Alasan penolakan pihak sekolah pada zonasi amat tak masuk akal. Sebab, jarak tempuh dari tempat tinggal Juhayah ke sekolah hanya butuh waktu tempuh cukup dengan 10 hingga 15 menit. Terlebih tempat tinggal Juhayah masih satu Kecamatan dengan sekolah SMA N 1 Cibadak. Dan perlu diketahu juga bahwa SMA Negeri 1 Cibadak merupakan satu-satunya sekolah yang beroperasi di wilayah Kecamatan Cibadak. Lebak Banten.
“Dan saya disarankan untuk mendaftar di Kalanganyar daerah Mandala atau Warunggunung, nama sekolahnya MHI” Lanjutnya.
Pengalihan yang disarankan oleh pihak sekolah tentu sudah diluar kebijakan sistem zonasi yang diberlakukan, karena dua tempat yang disarankan tersebut zonasinya semakin jauh dari tempat tinggal Juhayah. Perkiraan jarak tempuhnya pun berada dalam kisaran 35 hingga 40 menit. Serta sekolah di dua wilayah tersebut masih berstatus swasta.
Dalam hal ini persaingan lembaga pendidikan (Sekolah) antara negeri dan swasta akan lebih didominasi oleh swasta, hingga dengan demikian sistem zonasi tak sepenuhnya berpihak pada rakyat.
Harusnya, sebelum pemerintah (Kemendikbud) memberlakukan sistem zonasi dengan tujuan untuk meratakan pendidikan atau menghilangkan kasta pada sekolah-sekolah negeri, pastikan terlebih dahulu sekolah negeri mampu memberikan kuota yang cukup di setiap zonasi, terutama di daerah pinggiran, dan paling tidak berlakukan pula subsidi untuk sekolah swasta agar siswa/siswi yang melanjutkan ke swasta mendapatkan hak yang sama.
Jadi, jika dua hal tersebut belum terpenuhi oleh pemerintah. Maka dipastikan kebijakan sistem zonasi ini tidak berpihak pada rakyat pinggiran. Sehingga akan berdampak negatif seperti terjadinya penurunan motivasi belajar dan banyaknya orang yang putus sekolah di kalangan masyarakat.

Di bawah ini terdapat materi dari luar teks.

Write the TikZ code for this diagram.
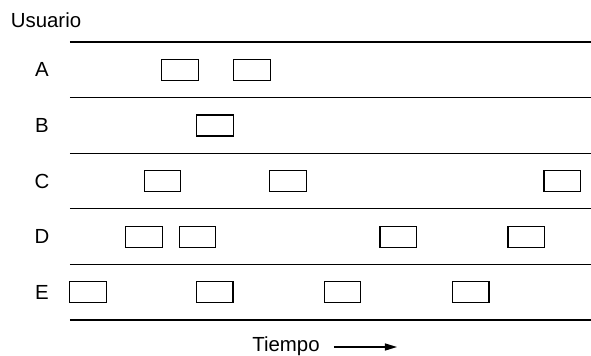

Sebetulnya, diterapkannya sistem zonasi ini tak semuanya berdampak buruk pada masyarakat, Misalnya di daerah perkotaan yang sudah memiliki sekolah yang telah memadai baik dari kualitas mau pun kuantitas. Sebut saja Jakarta.
Kota Jakarta menjadi salah satu kota yang tidak keberatan dalam menerima penerapan kebijakan sistem zonasi ini, karena Jakarta memiliki sekolah negeri yang berdaya tampung lebih tinggi untuk masyarakat.

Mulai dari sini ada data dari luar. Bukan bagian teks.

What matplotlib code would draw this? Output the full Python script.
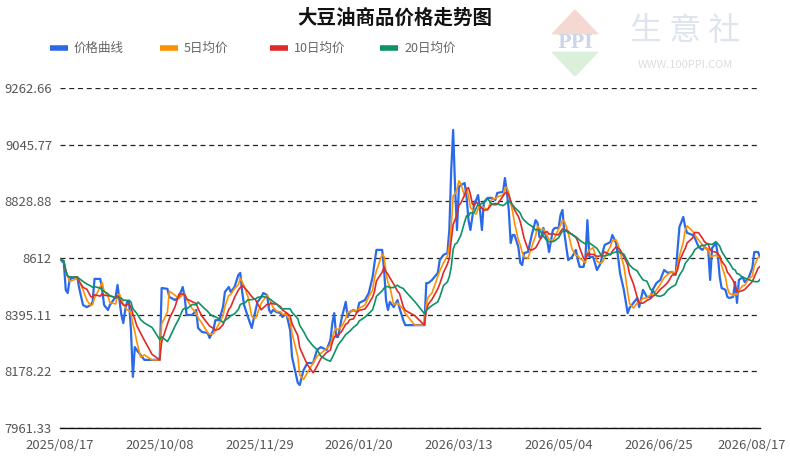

Dilhat dari suasananya yang tak kontroversial, kebanyakan dari masyarakat Jakarta malah mengapresiasi tentang kebijakan tersebut dan dianggap telah memudahkan mereka untuk melanjutkan sekolah di tempat terdekat dari tempat tinggalnya.
Harapanya, pemerintah dapat mempertimbangkan kembali tentang kebijakan sistem zonasi ini yang dianggap tak semuanya masyarakat menerima, khususnya masyarakat daerah pinggiran. Agar semua kebijakan pemerintah yang bertujuan baik untuk masyarakat dapat tercapai tanpa adanya keberpihakan atau pun diskriminasi (perbedaan perlakuan).